William Friedman, also from a law background, discussed issues and opportunities for organic standards in personal care. The market for organic products has grown to approximately US$25 billion. Friedman explained the various levels of organic content in a product and related claims that can be made on product labels at each level. A product containing 95%–99% organic ingredients can claim it is an “organic product” on the label; while a product containing 70%–94%, can claim to be “made with organic ingredients.” Friedman added that the most common category of products is made with this 70%–94% range.
Lakshmi Prakash, Ph.D., of Sabinsa covered natural actives in cosmetics and their regulatory considerations.
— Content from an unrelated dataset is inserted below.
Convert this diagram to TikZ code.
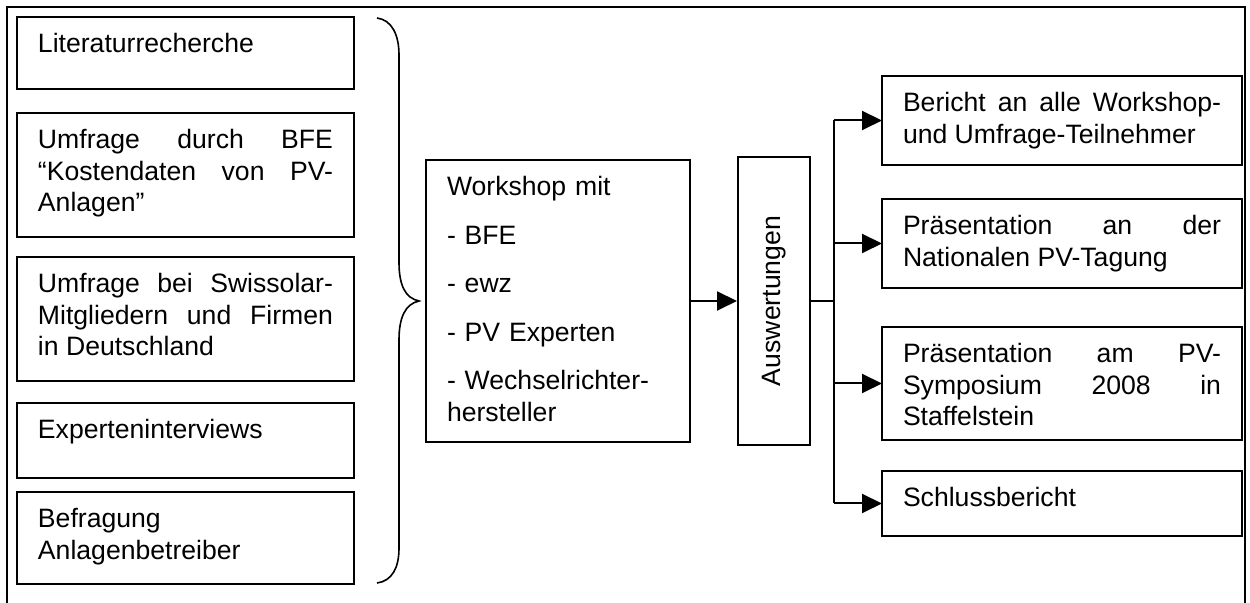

She explained, “Just because an ingredient is natural does not mean it is safe.” Natural actives can be added to formulations as healthy ingredients but they can contain allergens such as natural colorants. Prakash discussed the Registration, Evaluation and Authorization of Chemicals (REACH) program in Europe as well as the European Organization of Cosmetic Ingredients Industries and Services (UNITIS) push toward alternatives to animal testing.
Ladd Smith, Ph.D., president of the Research Institute for Fragrance Materials (RIFM), took a look at public policy and how consumers have the need to feel safe. He explained RIFM’s role in managing the safety of fragrance materials in formulations—from actively maintaining a detailed database of fragrance material literature from member companies, to reviewing submission studies.